── THE DATA ──

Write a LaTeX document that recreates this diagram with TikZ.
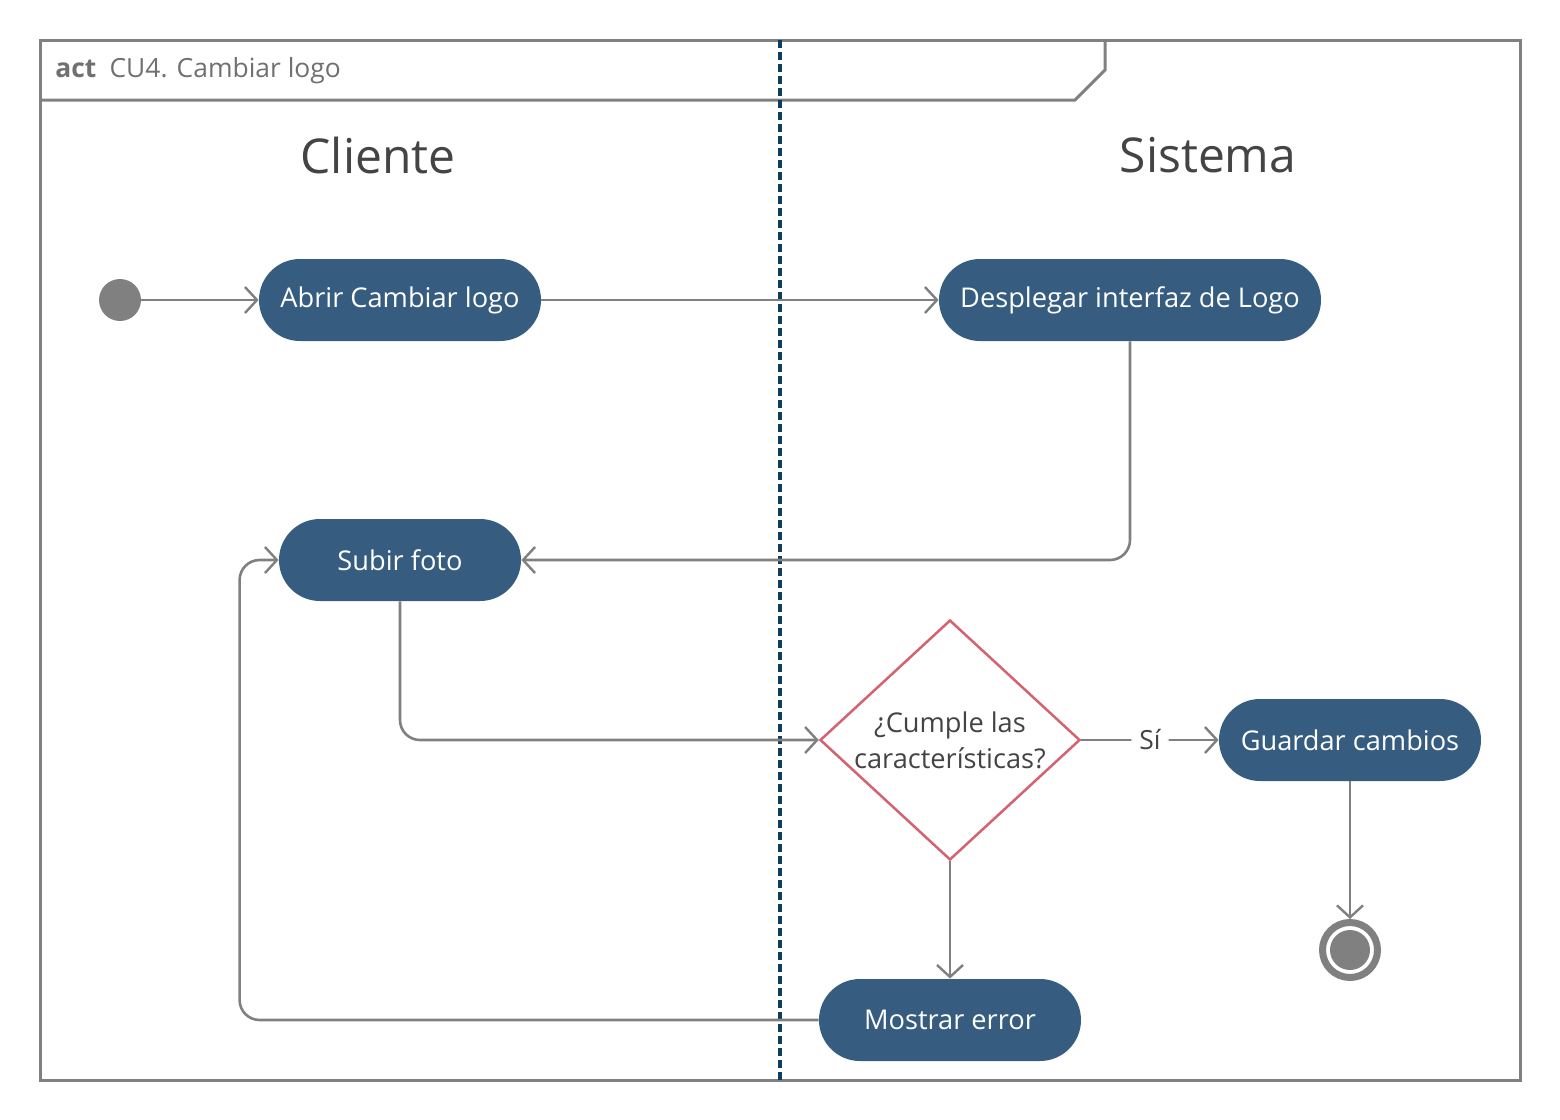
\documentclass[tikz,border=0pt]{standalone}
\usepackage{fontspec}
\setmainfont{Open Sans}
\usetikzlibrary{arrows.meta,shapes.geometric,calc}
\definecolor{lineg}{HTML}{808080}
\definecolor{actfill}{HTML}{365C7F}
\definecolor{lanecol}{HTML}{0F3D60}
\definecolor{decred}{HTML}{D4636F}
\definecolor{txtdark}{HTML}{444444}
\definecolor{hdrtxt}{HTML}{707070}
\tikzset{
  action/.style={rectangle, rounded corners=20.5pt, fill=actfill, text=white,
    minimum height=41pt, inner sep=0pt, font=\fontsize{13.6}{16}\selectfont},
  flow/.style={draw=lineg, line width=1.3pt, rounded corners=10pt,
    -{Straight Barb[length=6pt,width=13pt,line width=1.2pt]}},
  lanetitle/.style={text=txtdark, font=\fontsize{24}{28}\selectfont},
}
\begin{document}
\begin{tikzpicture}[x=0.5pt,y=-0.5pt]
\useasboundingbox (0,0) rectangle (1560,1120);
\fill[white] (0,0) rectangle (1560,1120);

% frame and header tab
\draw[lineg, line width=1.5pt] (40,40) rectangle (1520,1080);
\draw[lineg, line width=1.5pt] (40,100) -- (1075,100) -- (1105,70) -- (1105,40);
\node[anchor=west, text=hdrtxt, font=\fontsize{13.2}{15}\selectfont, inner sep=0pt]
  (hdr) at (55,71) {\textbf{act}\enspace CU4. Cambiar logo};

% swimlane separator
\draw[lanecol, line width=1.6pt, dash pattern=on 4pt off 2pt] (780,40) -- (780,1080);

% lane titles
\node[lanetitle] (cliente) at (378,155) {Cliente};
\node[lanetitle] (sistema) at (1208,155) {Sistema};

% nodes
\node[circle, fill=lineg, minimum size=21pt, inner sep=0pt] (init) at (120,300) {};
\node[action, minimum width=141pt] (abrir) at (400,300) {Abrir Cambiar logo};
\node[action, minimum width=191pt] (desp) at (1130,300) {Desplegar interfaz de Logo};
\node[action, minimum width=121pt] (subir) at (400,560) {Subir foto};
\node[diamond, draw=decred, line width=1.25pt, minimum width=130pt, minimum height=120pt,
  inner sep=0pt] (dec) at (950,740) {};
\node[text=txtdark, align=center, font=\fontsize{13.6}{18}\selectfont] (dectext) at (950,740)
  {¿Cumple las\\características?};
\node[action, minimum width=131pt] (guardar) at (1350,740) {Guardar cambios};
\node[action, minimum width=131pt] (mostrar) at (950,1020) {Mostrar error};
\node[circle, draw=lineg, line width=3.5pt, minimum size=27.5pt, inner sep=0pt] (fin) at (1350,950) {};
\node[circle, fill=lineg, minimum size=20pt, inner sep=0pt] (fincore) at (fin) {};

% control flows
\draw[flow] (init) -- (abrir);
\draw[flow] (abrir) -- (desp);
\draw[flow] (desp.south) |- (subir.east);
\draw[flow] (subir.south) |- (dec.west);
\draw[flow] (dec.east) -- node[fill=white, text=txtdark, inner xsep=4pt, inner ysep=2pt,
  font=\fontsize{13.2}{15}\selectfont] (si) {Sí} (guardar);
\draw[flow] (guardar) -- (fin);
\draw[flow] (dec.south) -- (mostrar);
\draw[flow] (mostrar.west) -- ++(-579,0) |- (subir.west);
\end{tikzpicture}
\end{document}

───
── THE DATA ──

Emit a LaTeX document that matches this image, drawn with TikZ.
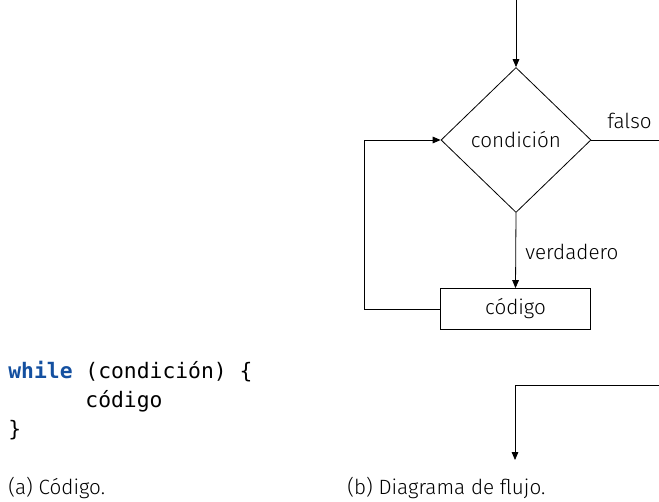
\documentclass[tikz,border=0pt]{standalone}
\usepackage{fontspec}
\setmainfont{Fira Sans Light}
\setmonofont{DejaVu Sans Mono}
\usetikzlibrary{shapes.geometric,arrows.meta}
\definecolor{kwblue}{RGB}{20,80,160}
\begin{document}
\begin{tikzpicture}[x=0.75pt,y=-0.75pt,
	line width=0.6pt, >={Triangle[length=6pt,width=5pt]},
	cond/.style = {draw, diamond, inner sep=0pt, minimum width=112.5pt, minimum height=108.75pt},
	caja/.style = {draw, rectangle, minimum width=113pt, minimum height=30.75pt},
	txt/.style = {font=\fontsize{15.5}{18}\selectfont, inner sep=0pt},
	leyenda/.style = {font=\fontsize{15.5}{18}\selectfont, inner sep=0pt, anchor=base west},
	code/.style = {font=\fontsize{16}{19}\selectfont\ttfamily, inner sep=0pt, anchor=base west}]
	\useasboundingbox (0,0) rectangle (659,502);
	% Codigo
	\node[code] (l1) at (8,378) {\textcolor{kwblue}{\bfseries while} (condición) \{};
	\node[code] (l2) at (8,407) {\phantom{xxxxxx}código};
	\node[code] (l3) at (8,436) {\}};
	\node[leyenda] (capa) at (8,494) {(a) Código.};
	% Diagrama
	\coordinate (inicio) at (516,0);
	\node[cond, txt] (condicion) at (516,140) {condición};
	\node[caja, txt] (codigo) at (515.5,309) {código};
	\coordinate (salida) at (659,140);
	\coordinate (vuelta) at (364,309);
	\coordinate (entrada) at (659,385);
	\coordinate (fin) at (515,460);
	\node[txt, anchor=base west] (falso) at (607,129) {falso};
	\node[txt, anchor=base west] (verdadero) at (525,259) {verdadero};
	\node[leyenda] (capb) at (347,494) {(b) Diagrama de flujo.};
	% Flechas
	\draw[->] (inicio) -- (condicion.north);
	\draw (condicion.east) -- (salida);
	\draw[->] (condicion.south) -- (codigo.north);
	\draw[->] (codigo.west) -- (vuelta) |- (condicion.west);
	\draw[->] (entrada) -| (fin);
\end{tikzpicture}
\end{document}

───

» **INSTRUCTIONS TO FOLLOW**
Your answer should be a single number: how many lines in the data above include "this"?

» **TASK SOLUTION**
2